ホテルの仕事に携わるようになってから25年ほど経ちますが、この間、志賀高原を取り巻く状況は大きく変わってきました。中でもスキー人口の減少とコロナ禍の影響は大きく、各ホテルとも大きな打撃を受けました。私自身強い危機感を感じ、JTBの担当者と志賀高原ならではの商品を生み出せないか思考を巡らせていました。
そもそも志賀高原は、上信越高原国立公園であり、ユネスコエコパークにも認定されている自然豊かなエリアです。誇れる自然があるのに、通年で活用される商品が少ない。冬だけでなく、春や夏も団体で訪れてもらうには、と考えた時に浮かんだのが「おてんま」でした。「おてんま」とは、その地域に住む人が、例えば木道の修理や水の管理、ゴミの清掃など、「みんなのためになることをみんなでやる」作業のことを指します。よく考えたら私たちが普段、志賀高原のために365日やっている「おてんま」こそが、SDGsだったと気づいて。そこから志賀高原のホテルの若手メンバーとともに、志賀高原ならではの体験プログラム「志賀高原SDGs STUDY TOUR」を開発しました。

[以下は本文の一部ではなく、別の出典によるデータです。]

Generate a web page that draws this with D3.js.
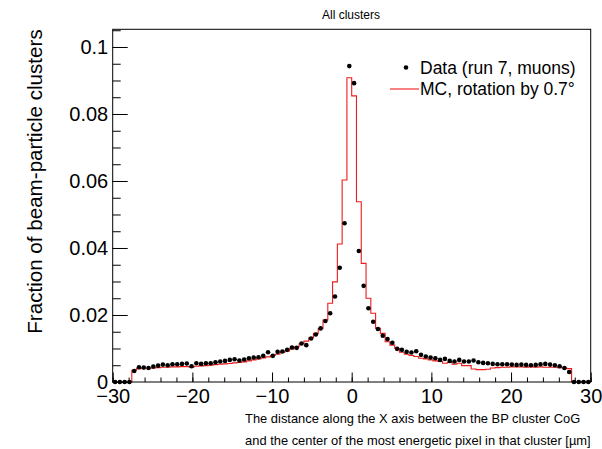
<!DOCTYPE html>
<html>
<head>
<meta charset="utf-8">
<script src="https://cdn.jsdelivr.net/npm/d3@7"></script>
<style>
  body { margin: 0; background: #fff; }
  svg { display: block; font-family: "Liberation Sans", Arial, sans-serif; }
</style>
</head>
<body>
<svg id="chart"></svg>
<script>
// bins: 100 bins of 0.6 um between -30 and 30 (values in units of 1e-3)
const binEdges = d3.range(101).map(i => -30 + i * 0.6);

const dataValues = [
  0, 0, 0, 0, 3.3, 4.4, 4.3, 4.2, 4.6, 4.9,
  5.2, 5.0, 5.3, 5.3, 5.4, 5.5, 4.7, 5.6, 5.4, 5.6,
  5.6, 5.9, 6.1, 6.3, 6.6, 6.8, 6.4, 6.7, 7.1, 7.3,
  7.4, 7.8, 8.9, 7.8, 9.0, 9.1, 9.6, 10.3, 10.2, 11.5,
  11.0, 13.0, 14.2, 16.0, 18.2, 20.5, 25.5, 34.1, 47.4, 94.3,
  89.2, 39.1, 28.7, 22.0, 18.0, 15.8, 13.8, 12.8, 11.7, 9.9,
  9.6, 9.0, 8.8, 9.2, 8.1, 7.6, 7.3, 7.1, 6.6, 6.9,
  6.3, 6.1, 6.6, 6.1, 6.1, 6.4, 5.9, 5.7, 5.6, 5.4,
  5.3, 5.3, 5.3, 5.2, 5.1, 5.2, 5.1, 5.0, 5.1, 5.3,
  5.4, 5.2, 5.0, 4.7, 4.2, 3.0, 0, 0, 0, 0
];

const mcValues = [
  0, 0, 0, 0, 3.5, 4.0, 4.1, 4.1, 4.2, 4.3,
  4.4, 4.4, 4.5, 4.5, 4.6, 4.6, 4.4, 4.7, 4.8, 4.9,
  5.0, 5.2, 5.3, 5.4, 5.5, 5.7, 5.8, 6.0, 6.3, 6.6,
  6.9, 7.2, 7.5, 7.9, 8.3, 8.8, 9.3, 9.9, 10.5, 11.4,
  12.2, 13.2, 14.5, 16.0, 18.5, 23.5, 29.9, 41.2, 60.3, 90.8,
  85.4, 53.8, 35.4, 25.0, 20.5, 16.0, 14.5, 12.0, 11.0, 10.0,
  8.9, 8.3, 7.9, 7.6, 7.1, 6.9, 6.6, 6.3, 6.1, 5.6,
  5.8, 5.3, 5.6, 4.9, 4.9, 3.9, 3.7, 3.7, 3.8, 4.2,
  4.3, 4.4, 4.4, 4.5, 4.5, 4.5, 4.4, 4.5, 4.4, 4.5,
  4.4, 4.4, 4.4, 4.3, 4.2, 4.0, 0, 0, 0, 0
];

const xTicks = [-30, -20, -10, 0, 10, 20, 30];
const xMinorTicks = d3.range(-30, 30.01, 2);
const yTicks = [0, 0.02, 0.04, 0.06, 0.08, 0.1];
const yMinorTicks = d3.range(0, 0.1051, 0.005);

const legendLabels = ["Data (run 7, muons)", "MC, rotation by 0.7\u00b0"];

const margin = { top: 29.3, right: 11.3, bottom: 67, left: 112.7 },
      width = 602 - margin.left - margin.right,
      height = 449 - margin.top - margin.bottom;

const root = d3.select("#chart")
    .attr("width", 602)
    .attr("height", 449);

const svg = root.append("g")
    .attr("transform", `translate(${margin.left},${margin.top})`);

const x = d3.scaleLinear().domain([-30, 30]).range([0, width]);
const y = d3.scaleLinear().domain([0, 0.10528]).range([height, 0]);

const bins = dataValues.map((v, i) => ({
    x0: binEdges[i],
    x1: binEdges[i + 1],
    center: (binEdges[i] + binEdges[i + 1]) / 2,
    data: v / 1000,
    mc: mcValues[i] / 1000
}));

// MC histogram outline
const stepPts = [[x(-30), y(0)]];
bins.forEach(b => {
    stepPts.push([x(b.x0), y(b.mc)]);
    stepPts.push([x(b.x1), y(b.mc)]);
});
stepPts.push([x(30), y(0)]);

svg.append("path")
    .attr("d", d3.line()(stepPts))
    .attr("fill", "none")
    .attr("stroke", "#ee1c1c")
    .attr("stroke-width", 1.1);

// data points
svg.selectAll(".dot")
    .data(bins)
    .enter().append("circle")
    .attr("class", "dot")
    .attr("cx", d => x(d.center))
    .attr("cy", d => y(d.data))
    .attr("r", 2.3)
    .attr("fill", "#000");

// axes (ticks inside the frame)
const minus = d => d < 0 ? "\u2212" + Math.abs(d) : String(d);

svg.append("g")
    .attr("transform", `translate(0,${height})`)
    .call(d3.axisBottom(x).tickValues(xMinorTicks).tickSize(-4.5).tickFormat(""))
    .call(g => g.select(".domain").remove());

svg.append("g")
    .attr("transform", `translate(0,${height})`)
    .call(d3.axisBottom(x).tickValues(xTicks).tickSize(-9.5).tickPadding(6.5).tickFormat(minus))
    .call(g => g.select(".domain").remove())
    .selectAll("text")
    .style("font-size", "20px")
    .style("font-family", "Liberation Sans, Arial, sans-serif");

svg.append("g")
    .call(d3.axisLeft(y).tickValues(yMinorTicks).tickSize(-8).tickFormat(""))
    .call(g => g.select(".domain").remove());

svg.append("g")
    .call(d3.axisLeft(y).tickValues(yTicks).tickSize(-15).tickPadding(4.5)
        .tickFormat(d => String(+d.toFixed(2))))
    .call(g => g.select(".domain").remove())
    .selectAll("text")
    .style("font-size", "20px")
    .style("font-family", "Liberation Sans, Arial, sans-serif");

svg.selectAll(".tick line").attr("stroke", "#000");

// frame
svg.append("rect")
    .attr("width", width)
    .attr("height", height)
    .attr("fill", "none")
    .attr("stroke", "#000")
    .attr("stroke-width", 1);

// title
root.append("text")
    .attr("x", 351)
    .attr("y", 19)
    .attr("text-anchor", "middle")
    .style("font-size", "12px")
    .text("All clusters");

// y title
root.append("text")
    .attr("transform", `translate(41.7,${margin.top}) rotate(-90)`)
    .attr("text-anchor", "end")
    .style("font-size", "20.6px")
    .text("Fraction of beam-particle clusters");

// x title, two lines, block right-aligned to the axis end
const t2 = root.append("text")
    .attr("y", 445)
    .style("font-size", "12.9px")
    .text("and the center of the most energetic pixel in that cluster [\u00b5m]");
const len2 = t2.node().getComputedTextLength();
const xStart = margin.left + width - len2;
t2.attr("x", xStart);
root.append("text")
    .attr("x", xStart)
    .attr("y", 423)
    .style("font-size", "12.9px")
    .text("The distance along the X axis between the BP cluster CoG");

// legend
const legend = root.append("g");
legend.append("circle")
    .attr("cx", 406)
    .attr("cy", 67.5)
    .attr("r", 2.3)
    .attr("fill", "#000");
legend.append("line")
    .attr("x1", 390).attr("x2", 419)
    .attr("y1", 89).attr("y2", 89)
    .attr("stroke", "#ee1c1c")
    .attr("stroke-width", 1.1);
legend.selectAll(".leg")
    .data(legendLabels)
    .enter().append("text")
    .attr("class", "leg")
    .attr("x", 420)
    .attr("y", (d, i) => 73.5 + i * 21.5)
    .style("font-size", "17.5px")
    .text(d => d);
</script>
</body>
</html>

さらにこの商品を魅力あるものにするために加えたのが、「2030 SDGsカードゲーム」です。これはイマココラボという一般社団法人が開発したSDGsのカードゲームで、ゲームを通して経済・環境・社会がどのように発展していくのか、当事者として疑似体験することができます。このゲームを「STUDY TOUR」の事前学習としてパッケージングし、その経験を踏まえた上で志賀高原の体験プログラムに参加することで、より深くSDGsを理解することができます。ゲームと実体験を組み合わせた、志賀高原らしい素晴らしい商品ができたと思います。

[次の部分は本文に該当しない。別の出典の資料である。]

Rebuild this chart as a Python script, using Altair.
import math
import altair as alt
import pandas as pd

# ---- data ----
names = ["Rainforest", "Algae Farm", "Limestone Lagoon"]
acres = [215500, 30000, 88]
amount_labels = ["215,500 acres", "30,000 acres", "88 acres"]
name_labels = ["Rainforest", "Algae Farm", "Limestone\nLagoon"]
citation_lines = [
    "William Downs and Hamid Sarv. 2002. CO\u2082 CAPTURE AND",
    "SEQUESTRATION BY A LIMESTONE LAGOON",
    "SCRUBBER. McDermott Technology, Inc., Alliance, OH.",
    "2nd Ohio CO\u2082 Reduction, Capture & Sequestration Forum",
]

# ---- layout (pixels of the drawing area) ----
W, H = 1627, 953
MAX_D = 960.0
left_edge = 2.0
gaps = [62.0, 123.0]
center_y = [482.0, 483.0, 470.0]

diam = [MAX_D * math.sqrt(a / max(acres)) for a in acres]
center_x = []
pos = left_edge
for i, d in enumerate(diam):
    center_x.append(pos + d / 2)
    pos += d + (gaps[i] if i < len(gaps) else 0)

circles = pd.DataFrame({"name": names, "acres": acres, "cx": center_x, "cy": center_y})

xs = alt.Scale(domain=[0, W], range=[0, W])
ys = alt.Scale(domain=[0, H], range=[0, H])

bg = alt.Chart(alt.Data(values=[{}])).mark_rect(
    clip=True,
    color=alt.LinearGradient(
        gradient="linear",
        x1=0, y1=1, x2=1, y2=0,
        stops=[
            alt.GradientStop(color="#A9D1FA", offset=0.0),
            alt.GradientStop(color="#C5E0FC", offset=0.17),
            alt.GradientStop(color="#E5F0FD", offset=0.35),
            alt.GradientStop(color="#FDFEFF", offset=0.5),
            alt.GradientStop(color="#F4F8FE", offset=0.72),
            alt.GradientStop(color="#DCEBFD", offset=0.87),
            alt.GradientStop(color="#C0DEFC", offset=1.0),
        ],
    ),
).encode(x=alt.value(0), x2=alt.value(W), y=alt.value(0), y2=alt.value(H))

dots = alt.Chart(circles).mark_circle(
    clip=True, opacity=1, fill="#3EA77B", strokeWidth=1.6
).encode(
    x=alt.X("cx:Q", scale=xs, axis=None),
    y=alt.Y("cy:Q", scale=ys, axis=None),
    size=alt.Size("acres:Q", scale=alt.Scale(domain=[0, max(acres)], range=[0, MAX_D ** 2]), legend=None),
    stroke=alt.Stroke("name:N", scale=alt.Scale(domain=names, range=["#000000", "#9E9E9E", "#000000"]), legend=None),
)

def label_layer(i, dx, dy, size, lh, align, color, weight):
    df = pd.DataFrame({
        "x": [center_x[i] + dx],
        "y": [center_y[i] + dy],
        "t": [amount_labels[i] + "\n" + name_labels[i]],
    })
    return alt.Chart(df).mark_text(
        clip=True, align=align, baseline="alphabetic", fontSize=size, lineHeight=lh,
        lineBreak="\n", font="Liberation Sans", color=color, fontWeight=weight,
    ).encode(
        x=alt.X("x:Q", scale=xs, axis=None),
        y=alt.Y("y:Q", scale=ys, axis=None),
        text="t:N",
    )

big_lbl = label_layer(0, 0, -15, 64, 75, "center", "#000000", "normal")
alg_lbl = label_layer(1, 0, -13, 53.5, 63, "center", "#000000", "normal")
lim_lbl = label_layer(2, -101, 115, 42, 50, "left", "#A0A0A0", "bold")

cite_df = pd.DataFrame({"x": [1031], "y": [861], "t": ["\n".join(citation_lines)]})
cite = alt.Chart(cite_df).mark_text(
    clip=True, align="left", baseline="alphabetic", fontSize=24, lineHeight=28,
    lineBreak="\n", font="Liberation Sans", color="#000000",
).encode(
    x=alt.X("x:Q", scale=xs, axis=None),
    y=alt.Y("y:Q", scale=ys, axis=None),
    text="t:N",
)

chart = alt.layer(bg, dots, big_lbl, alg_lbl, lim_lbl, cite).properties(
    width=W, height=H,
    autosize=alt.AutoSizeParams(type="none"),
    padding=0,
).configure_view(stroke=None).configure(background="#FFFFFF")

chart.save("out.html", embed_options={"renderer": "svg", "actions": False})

現在、私の他に、志賀レークホテルの児玉専務、木戸池温泉ホテルの小林専務、硯川ホテルの佐藤専務、志賀一井ホテルの児玉営業部長がファシリテーターの資格を持ち、日々活動しています。すでに30校以上の学校がカードゲームと「志賀高原SDGs STUDY TOUR」に参加しました。また最近は企業研修として依頼が増えてきています。この経験を基に、これからも志賀高原の自然を通して新たな経験・発見ができるような商品を、志賀高原から提案していきたいと思います。